What I want to do in this installment is to try to give a brief summary of the world view Sagan is writing from and to show why it is vital for us to see today's politics from this perspective. Accept it or reject it, but do not be blind to it. Read on and I'll tell you why.
The reason I am bold enough to try to describe Sagan's world view is because we share much in common. I also have read some of his other works and reviewed them here. The book he coauthored with Eric Schneider, Into the Cool: Energy Flow, Thermodynamics and Life tells a little about the long term collaboration I was involved in with Eric and the late James Kay. We wrestled with this stuff for a number of years, mainly in the context of ecosystems and their analysis. The special place the study of ecosystems holds in the realm of science is at the core of how our wold view diverges from that of traditional Cartesian reductionist based mechanistic science.

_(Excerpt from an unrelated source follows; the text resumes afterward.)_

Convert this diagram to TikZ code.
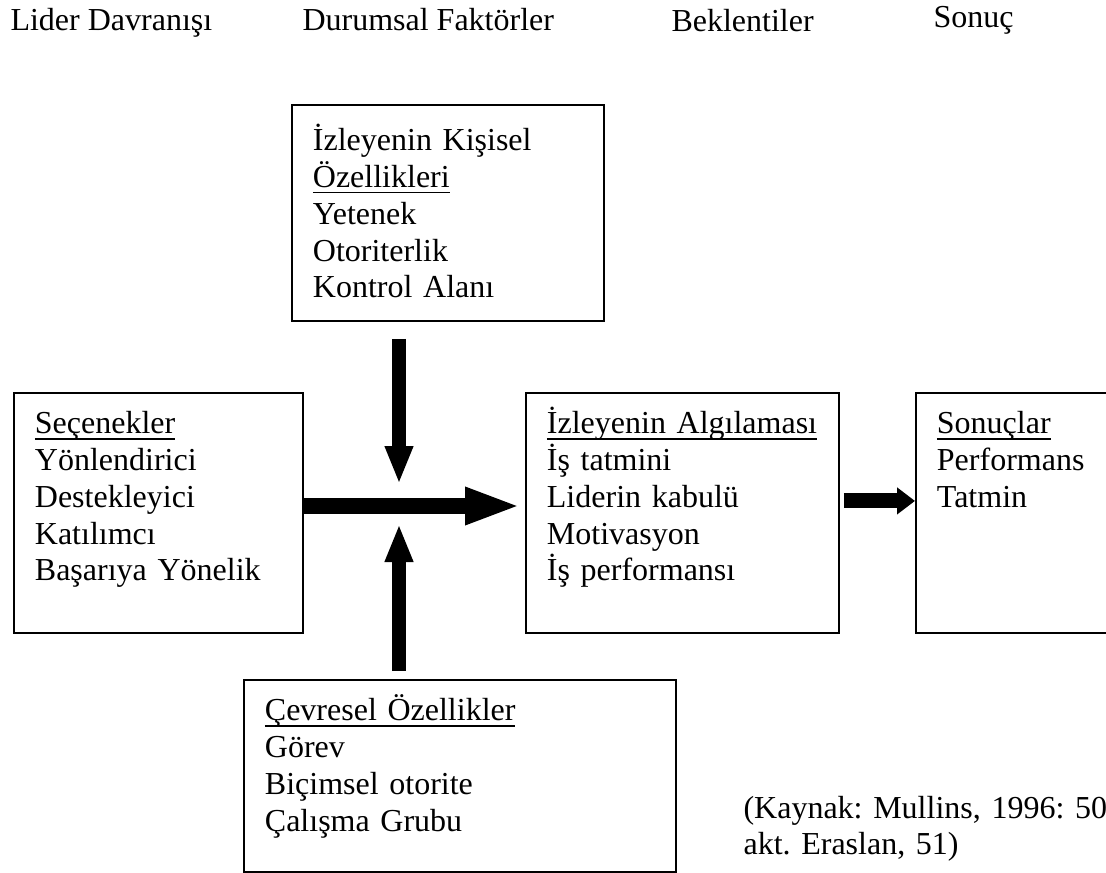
\documentclass[tikz,border=0pt]{standalone}
\usepackage{fontspec}
\setmainfont{Liberation Serif}
\usetikzlibrary{arrows.meta,calc}
\newcommand{\alti}[1]{\leavevmode\setbox0\hbox{#1}\rlap{\rule[-2.2pt]{\wd0}{0.7pt}}\box0}
\frenchspacing

\begin{document}
\begin{tikzpicture}[x=0.375pt, y=-0.375pt,
    every node/.style={font=\fontsize{12pt}{13.76pt}\selectfont, inner sep=0pt},
    kutu/.style 2 args={draw, line width=0.7pt, anchor=north west, inner xsep=7.875pt, inner ysep=0pt,
      align=left, text width={(#1-42)*0.375pt}, text height=15.375pt, text depth={(#2-41)*0.375pt}},
    baslik/.style={anchor=base west},
    ok/.style={line width=6pt, -{Triangle[length=21pt, width=12.75pt]}},
    dikok/.style={line width=5.25pt, -{Triangle[length=14.25pt, width=9.75pt]}},
    kucukok/.style={line width=5.6pt, -{Triangle[length=6.75pt, width=9.75pt]}}]
  \useasboundingbox (0,0) rectangle (1106,873);
  \clip (0,0) rectangle (1106,873);

  \node[baslik] (lider) at (10,31) {Lider Davranışı};
  \node[baslik] (durum) at (302,31) {Durumsal Faktörler};
  \node[baslik] (bekle) at (671,32) {Beklentiler};
  \node[baslik] (sonuc) at (933,28) {Sonuç};

  \node[kutu={312}{216}, text height=17.25pt, text depth=63.75pt] (kis) at (291,104) {İzleyenin Kişisel\\\alti{Özellikleri}\\Yetenek\\Otoriterlik\\Kontrol Alanı};
  \node[kutu={289}{240}] (sel) at (13,392) {\alti{Seçenekler}\\Yönlendirici\\Destekleyici\\Katılımcı\\Başarıya Yönelik};
  \node[kutu={313}{240}] (izl) at (525,392) {\alti{İzleyenin Algılaması}\\İş tatmini\\Liderin kabulü\\Motivasyon\\İş performansı};
  \node[kutu={215}{240}] (son) at (915,392) {\alti{Sonuçlar}\\Performans\\Tatmin};
  \node[kutu={432}{192}] (cev) at (243,679) {\alti{Çevresel Özellikler}\\Görev\\Biçimsel otorite\\Çalışma Grubu};
  \node[baslik, text width=200pt, align=left] (kaynak) at (743,818) {(Kaynak: Mullins, 1996: 506\\akt. Eraslan, 51)};

  \coordinate (kav) at (399,506);
  \draw[ok] (sel.east |- kav) -- ($(izl.west |- kav)+(-4,0)$);
  \draw[dikok] ($(kis.south -| kav)+(0,17)$) -- ($(kav)+(0,-22)$);
  \draw[dikok] ($(cev.north -| kav)+(0,-8)$) -- ($(kav)+(0,18)$);
  \draw[kucukok] ($(izl.east)+(4,-12)$) -- ($(son.west)+(0,-12)$);
\end{tikzpicture}
\end{document}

My present title at the University involves my interest in "Complex Systems". To get the ball rolling I'll simply tell you that I hold the view that all real world systems are complex. What the Cartesian reductionists have done is to avoid that hard reality and instead construct a surrogate world that they find easier to fit into the restricted epistemology that people like Russel and the formalists crave. This has two very important consequences. First, it has been very successful to the point that my claim that reality is something different from their model will be scoffed at by most. Second, its success are limited but in a way that makes technology possible and there is the rub.
Sagan describes a system. It is the earth and its atmosphere and the biosphere, etc. He talks about evolution in the biosphere. I need us to realize that we have some deeply circular paths of causality in that picture. Humans, we who study and write about all this, are a part of the biosphere. The technology that grows from our Cartesian world view is growing by leaps and bounds and is the basis for a good bit of the economy. It has made this media possible and has made other forms of interaction and communication p0possible.

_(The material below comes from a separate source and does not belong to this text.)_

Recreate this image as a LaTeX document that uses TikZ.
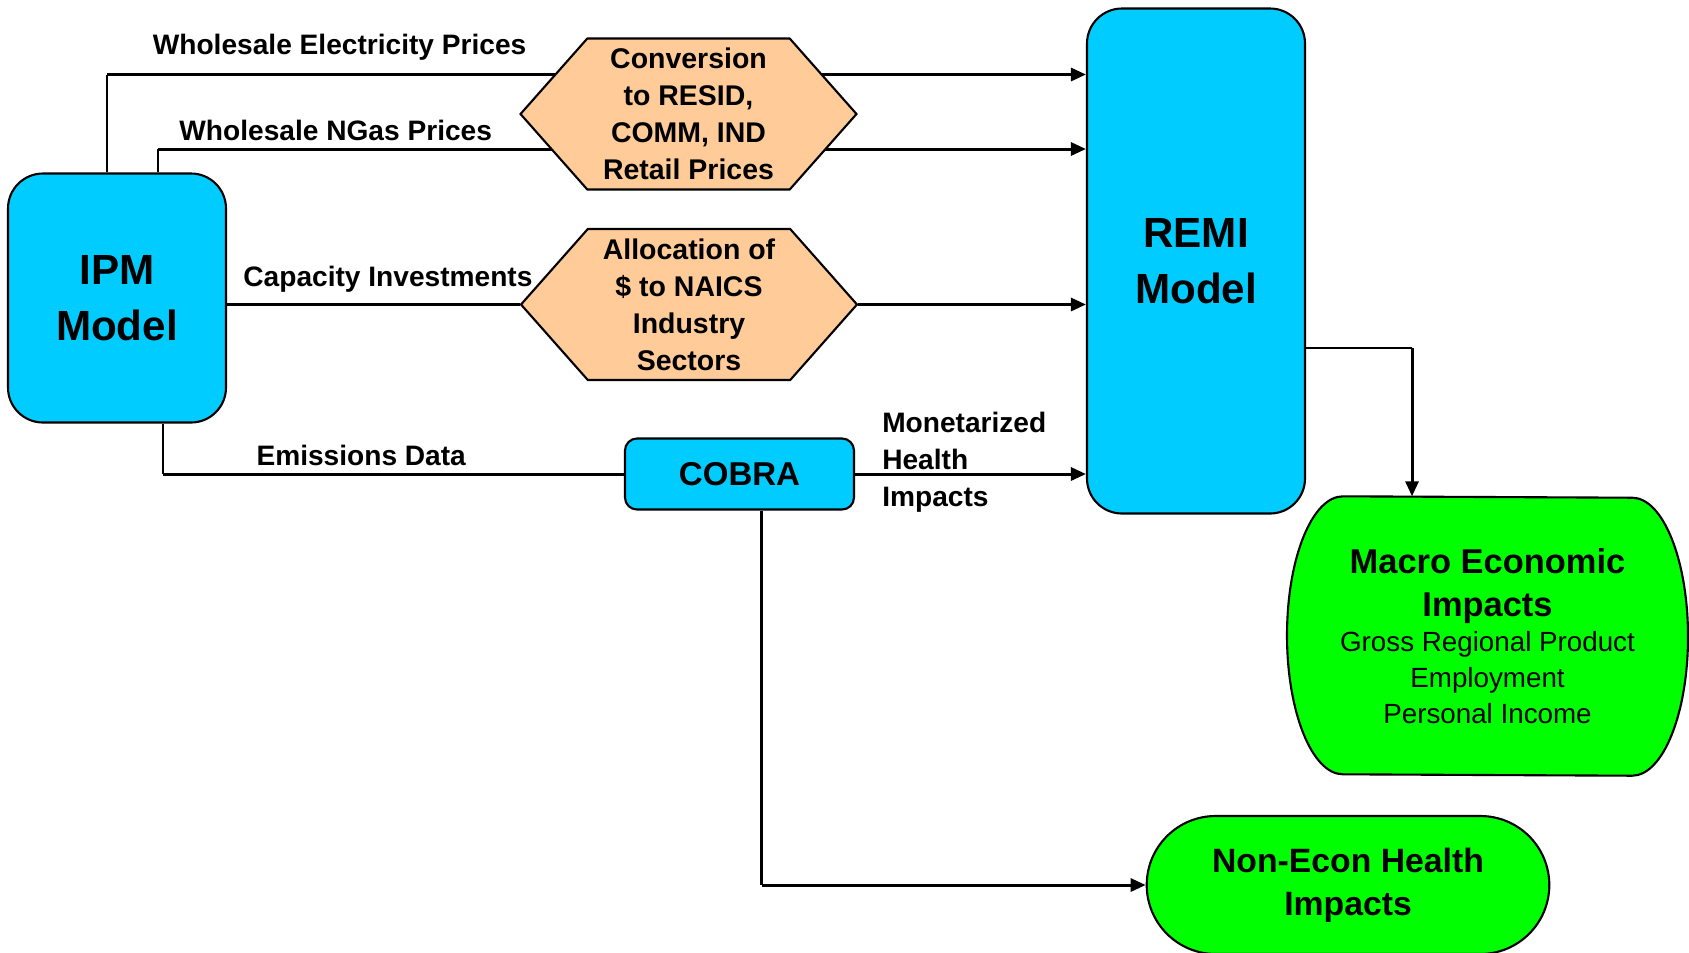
\documentclass[tikz,border=0pt]{standalone}
\usepackage{fontspec}
\setmainfont{Liberation Sans}
\usepackage{xcolor}
\usetikzlibrary{positioning,arrows.meta,shapes.symbols,shapes.misc,backgrounds}

\definecolor{remiblue}{HTML}{00CCFF}
\definecolor{impgreen}{HTML}{00FF00}
\definecolor{stepfill}{HTML}{FFCC99}

\begin{document}
\begin{tikzpicture}[>={Triangle[length=0.15cm,width=0.13cm]},
		model/.style={draw, line width=0.6pt, fill=remiblue, rounded corners=0.35cm, align=center,
			font=\bfseries\fontsize{12}{15.9}\selectfont, minimum width=2.18cm},
		convert/.style={signal, signal to=west and east, signal pointer angle=97, draw, line width=0.6pt,
			fill=stepfill, align=center, font=\bfseries\fontsize{8.1}{10.5}\selectfont,
			minimum width=3.36cm, minimum height=1.51cm, inner sep=0pt},
		impact/.style={draw, line width=0.6pt, fill=impgreen},
		link/.style={line width=0.85pt},
		stub/.style={line width=0.6pt},
		lbl/.style={font=\bfseries\fontsize{8}{10.5}\selectfont, inner sep=2pt}]
	\useasboundingbox (0,0) rectangle (16.89,-9.52);

	\node[model, minimum height=2.49cm] (ipm) at (1.17,-2.98) {IPM\\Model};
	\node[model, minimum height=5.05cm] (remi) at (11.96,-2.61) {REMI\\Model};
	\node[convert] (conv) at (6.885,-1.14) {Conversion\\to RESID,\\COMM, IND\\Retail Prices};
	\node[convert] (alloc) at (6.89,-3.045) {Allocation of\\\$ to NAICS\\Industry\\Sectors};
	\node[model, rounded corners=0.12cm, minimum width=2.29cm, minimum height=0.71cm,
		font=\bfseries\fontsize{9.4}{11}\selectfont] (cobra) at (7.395,-4.74) {COBRA};

	\node[minimum height=2.78cm, text width=3.3cm, align=flush center] (macro) at (14.875,-6.36)
		{{\fontsize{9.8}{12.2}\selectfont\bfseries Macro Economic\\Impacts\par}
		 {\fontsize{7.9}{10.2}\selectfont Gross Regional Product\\Employment\\Personal Income\par}};
	\node[impact, rounded rectangle, minimum width=4.26cm, minimum height=1.38cm, align=center,
		font=\bfseries\fontsize{9.6}{12.2}\selectfont] (health) at (13.48,-8.85) {Non-Econ Health\\Impacts};

	\node[lbl, anchor=west, align=left, inner sep=2.7pt] (money) at ([xshift=0.17cm,yshift=0.12cm]cobra.east)
		{Monetarized\\Health\\Impacts};

	\begin{scope}[on background layer]
		\draw[impact] ([xshift=-1.445cm]macro.north)
			arc[start angle=90, end angle=270, x radius=0.56cm, y radius=1.39cm] -- ([xshift=1.445cm]macro.south)
			arc[start angle=-90, end angle=90, x radius=0.56cm, y radius=1.39cm] -- cycle;

		\coordinate (elec) at (1.07,-0.745);
		\coordinate (ngas) at (1.58,-1.49);
		\coordinate (emis) at (1.63,-4.74);
		\coordinate (turn) at (14.12,-3.48);
		\coordinate (down) at (7.615,-8.85);

		% price lines through the conversion step
		\draw[stub] (ipm.north -| elec) -- (elec);
		\draw[link] (elec) -- node[lbl, above=1.7pt, pos=0.40] {Wholesale Electricity Prices} (conv |- elec);
		\draw[link, ->] (conv |- elec) -- (remi.west |- elec);

		\draw[stub] (ipm.north -| ngas) -- (ngas);
		\draw[link] (ngas) -- node[lbl, above, pos=0.335] {Wholesale NGas Prices} (conv |- ngas);
		\draw[link, ->] (conv |- ngas) -- (remi.west |- ngas);

		% investments
		\draw[link] (ipm.east |- alloc.west) -- node[lbl, above=0.9pt, pos=0.55] {Capacity Investments} (alloc.west);
		\draw[link, ->] (alloc.east) -- (remi.west |- alloc.east);

		% health side
		\draw[stub] (ipm.south -| emis) -- (emis);
		\draw[link] (emis) -- node[lbl, above, pos=0.43] {Emissions Data} (cobra.west);
		\draw[link, ->] (cobra.east) -- (remi.west |- cobra.east);

		\draw[stub] (remi.east |- turn) -- (turn);
		\draw[link, ->] (turn) -- (turn |- macro.north);

		\draw[stub] (cobra.south -| down) -- (down);
		\draw[link, ->] (down) -- (health.west);
	\end{scope}
\end{tikzpicture}
\end{document}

Not to forget that we now have automated a good bit of the killing we do in these things we call wars. So the human component of the biosphere has become dominant in ways we are not even totally sure about. Politics is our feeble way of dealing with all this. Can anyone claim we know what we are doing? such a claim is basically the denial that prevents us from any real understanding of our condition.
Sagan delves into these matters but doesn't go all the way. He wrestles with evolution and thermodynamics and such matters. he probably is driven by his father's long term crusade against the Christian Fundamentalist creation myth.

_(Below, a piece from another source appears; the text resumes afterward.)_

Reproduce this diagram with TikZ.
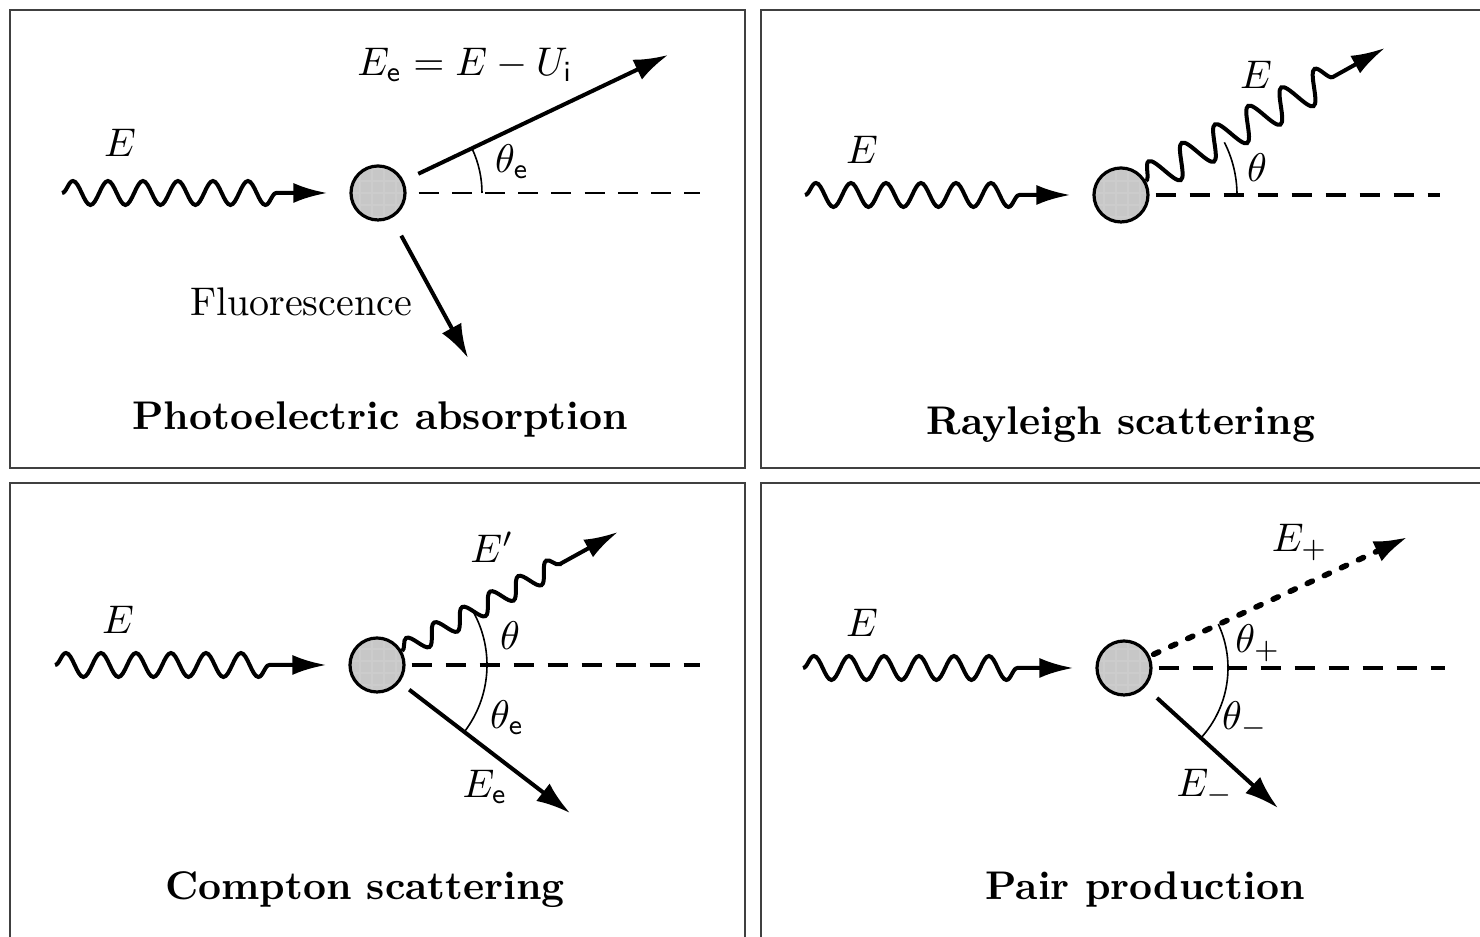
\documentclass[tikz,border=0pt]{standalone}
\usetikzlibrary{arrows.meta,decorations.pathmorphing,patterns}
\begin{document}
\begin{tikzpicture}[x=0.25pt,y=0.25pt,
  panel/.style={draw=black!75,line width=0.6pt},
  atom/.style={circle,draw,line width=0.8pt,minimum size=13.5pt,inner sep=0pt,preaction={fill=black!22},pattern=grid,pattern color=white!80!black},
  photon/.style={line width=1pt,-{Latex[length=8.5pt,width=5pt]},decorate,decoration={snake,amplitude=3pt,segment length=8.75pt,post length=16pt}},
  elec/.style={line width=1pt,-{Latex[length=8.5pt,width=5.5pt]}},
  posi/.style={line width=1.4pt,line cap=round,dash pattern=on 1.4pt off 3.3pt,-{Latex[length=8.5pt,width=5.5pt]}},
  thindash/.style={line width=0.5pt,dash pattern=on 5pt off 3.3pt},
  thickdash/.style={line width=1.2pt,dash pattern=on 5pt off 3.5pt},
  angarc/.style={line width=0.4pt},
  title/.style={font=\bfseries}]
\useasboundingbox (0,0) rectangle (1480,-937);
\draw[panel] (10,-10) rectangle (745,-468);
\draw[panel] (761,-10) rectangle (1495,-468);
\draw[panel] (10,-483) rectangle (745,-950);
\draw[panel] (761,-483) rectangle (1495,-950);

% photoelectric absorption
\node[atom] (a1) at (378,-193) {};
\coordinate (in1) at (62,-193);
\coordinate (d1) at (700,-193);
\coordinate (e1) at (668,-55);
\coordinate (f1) at (468,-358);
\draw[photon,shorten >=5.5pt] (in1) -- (a1);
\draw[thindash,shorten <=3pt] (a1) -- (d1);
\draw[elec,shorten <=4pt] (a1) -- (e1);
\draw[elec,shorten <=5pt] (a1) -- (f1);
\draw[angarc] ([shift={(0:26pt)}]a1.center) arc[start angle=0,end angle=25,radius=26pt];
\node (lE1) at (120,-143) {$E$};
\node (lEe1) at (465,-65) {$E_{\mathsf{e}} = E - U_{\mathsf{i}}$};
\node (lth1) at (512,-162) {$\theta_{\mathsf{e}}$};
\node (lfl1) at (301,-302) {Fluorescence};
\node[title] (t1) at (380,-420) {Photoelectric absorption};

% rayleigh scattering
\node[atom] (a2) at (1121,-195) {};
\coordinate (in2) at (805,-195);
\coordinate (d2) at (1440,-195);
\coordinate (o2) at (1385,-48);
\draw[photon,shorten >=5.5pt] (in2) -- (a2);
\draw[thickdash,shorten <=1.5pt] (a2) -- (d2);
\draw[photon,decoration={snake,amplitude=4pt,segment length=9.5pt,post length=11.25pt}] (a2) -- (o2);
\draw[angarc] ([shift={(0:29pt)}]a2.center) arc[start angle=0,end angle=27,radius=29pt];
\node (lE2) at (862,-150) {$E$};
\node (lEo2) at (1256,-75) {$E$};
\node (lth2) at (1257,-168) {$\theta$};
\node[title] (t2) at (1121,-425) {Rayleigh scattering};

% compton scattering
\node[atom] (a3) at (377,-665) {};
\coordinate (in3) at (55,-665);
\coordinate (d3) at (700,-665);
\coordinate (o3) at (618,-532);
\coordinate (e3) at (570,-813);
\draw[photon,shorten >=5.5pt] (in3) -- (a3);
\draw[thickdash,shorten <=1.5pt] (a3) -- (d3);
\draw[photon,decoration={snake,amplitude=2.4pt,segment length=8pt,post length=14pt}] (a3) -- (o3);
\draw[elec,shorten <=3pt] (a3) -- (e3);
\draw[angarc] ([shift={(-37.5:27.5pt)}]a3.center) arc[start angle=-37.5,end angle=29,radius=27.5pt];
\node (lE3) at (118,-620) {$E$};
\node (lEo3) at (492,-547) {$E'$};
\node (lth3) at (510,-636) {$\theta$};
\node (lthe3) at (507,-718) {$\theta_{\mathsf{e}}$};
\node (lEe3) at (485,-787) {$E_{\mathsf{e}}$};
\node[title] (t3) at (365,-890) {Compton scattering};

% pair production
\node[atom] (a4) at (1124,-668) {};
\coordinate (in4) at (803,-668);
\coordinate (d4) at (1445,-668);
\coordinate (p4) at (1408,-537);
\coordinate (e4) at (1278,-808);
\draw[photon,shorten >=5.5pt] (in4) -- (a4);
\draw[thickdash,shorten <=1.5pt] (a4) -- (d4);
\draw[posi,shorten <=1pt] (a4) -- (p4);
\draw[elec,shorten <=4pt] (a4) -- (e4);
\draw[angarc] ([shift={(-42:26pt)}]a4.center) arc[start angle=-42,end angle=25,radius=26pt];
\node (lE4) at (862,-623) {$E$};
\node (lEp4) at (1300,-543) {$E_+$};
\node (lthp4) at (1258,-643) {$\theta_+$};
\node (lthm4) at (1245,-720) {$\theta_-$};
\node (lEm4) at (1205,-788) {$E_-$};
\node[title] (t4) at (1145,-890) {Pair production};
\end{tikzpicture}
\end{document}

Our political problems would be small if the Fundamentalists were our biggest problem. We live in an economic system built heavily on consumption and growth. Our science feeds a technology that feeds that system There you have it. I maintain that we have to stop it. We have to replace the drive to grow and consume with a drive to survive and sustain ourselves as a contribution to the big system rather than the possible source of its destruction as we know it.
The idea that real change in this world is possible is tied to all this in a very basic way. Change, real change, can only occur if we stop seeing the world as it was given to us in all the neat disjoint boxes that Cartesian rationality demands. We, in other words, must reject the surrogate world and begin to wrestle with the real, complex world we are part of. Will we? I wonder.